Transcribe all of the material exactly. Any picture in it should be left out.

**DATA SECTION**
— Start —

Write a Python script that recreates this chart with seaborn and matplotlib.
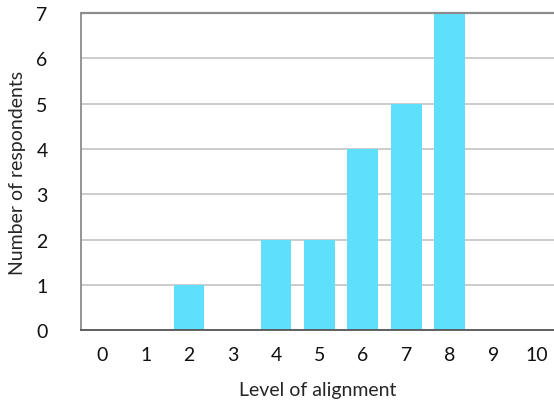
import matplotlib
matplotlib.use("Agg")
import matplotlib.pyplot as plt
import seaborn as sns
import pandas as pd

levels = [0, 1, 2, 3, 4, 5, 6, 7, 8, 9, 10]
respondents = [0, 0, 1, 0, 2, 2, 4, 5, 7, 0, 0]

sns.set_style("white")
plt.rcParams['font.family'] = ['Lato', 'DejaVu Sans']

df = pd.DataFrame({"level": levels, "n": respondents})

fig, ax = plt.subplots(figsize=(5.54, 4.06), dpi=100)
fig.subplots_adjust(left=0.146, right=1.0, top=0.966, bottom=0.184)

sns.barplot(data=df, x="level", y="n", order=levels, color="#5ee0fd",
            saturation=1, width=0.71, linewidth=0, ax=ax, zorder=3)

ax.set_xlim(-0.49, 10.4)
ax.set_ylim(0, 7)
ax.set_yticks(range(0, 8))
ax.yaxis.grid(True, color="#c8c8c8", lw=1.3, zorder=0)
ax.set_axisbelow(True)
ax.axhline(7, color="#8c8c8c", lw=1.6, zorder=4, clip_on=False)

sns.despine(ax=ax, top=True, right=True)
ax.spines['left'].set_color("#8c8c8c")
ax.spines['left'].set_linewidth(1.3)
ax.spines['bottom'].set_color("#555555")
ax.spines['bottom'].set_linewidth(1.3)
ax.spines['bottom'].set_zorder(5)

ax.tick_params(axis='both', length=0, labelsize=14, colors="#111111")
ax.tick_params(axis='y', pad=24)
ax.tick_params(axis='x', pad=11)
ax.set_xlabel("Level of alignment", fontsize=14, labelpad=13)
ax.set_ylabel("Number of respondents", fontsize=14, labelpad=7)

fig.savefig("out.png")
plt.close()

— End —

**FINAL RESULT**
Write a Python script that recreates this chart with seaborn and matplotlib.
import matplotlib
matplotlib.use("Agg")
import matplotlib.pyplot as plt
import seaborn as sns
import pandas as pd

levels = [0, 1, 2, 3, 4, 5, 6, 7, 8, 9, 10]
respondents = [0, 0, 1, 0, 2, 2, 4, 5, 7, 0, 0]

sns.set_style("white")
plt.rcParams['font.family'] = ['Lato', 'DejaVu Sans']

df = pd.DataFrame({"level": levels, "n": respondents})

fig, ax = plt.subplots(figsize=(5.54, 4.06), dpi=100)
fig.subplots_adjust(left=0.146, right=1.0, top=0.966, bottom=0.184)

sns.barplot(data=df, x="level", y="n", order=levels, color="#5ee0fd",
            saturation=1, width=0.71, linewidth=0, ax=ax, zorder=3)

ax.set_xlim(-0.49, 10.4)
ax.set_ylim(0, 7)
ax.set_yticks(range(0, 8))
ax.yaxis.grid(True, color="#c8c8c8", lw=1.3, zorder=0)
ax.set_axisbelow(True)
ax.axhline(7, color="#8c8c8c", lw=1.6, zorder=4, clip_on=False)

sns.despine(ax=ax, top=True, right=True)
ax.spines['left'].set_color("#8c8c8c")
ax.spines['left'].set_linewidth(1.3)
ax.spines['bottom'].set_color("#555555")
ax.spines['bottom'].set_linewidth(1.3)
ax.spines['bottom'].set_zorder(5)

ax.tick_params(axis='both', length=0, labelsize=14, colors="#111111")
ax.tick_params(axis='y', pad=24)
ax.tick_params(axis='x', pad=11)
ax.set_xlabel("Level of alignment", fontsize=14, labelpad=13)
ax.set_ylabel("Number of respondents", fontsize=14, labelpad=7)

fig.savefig("out.png")
plt.close()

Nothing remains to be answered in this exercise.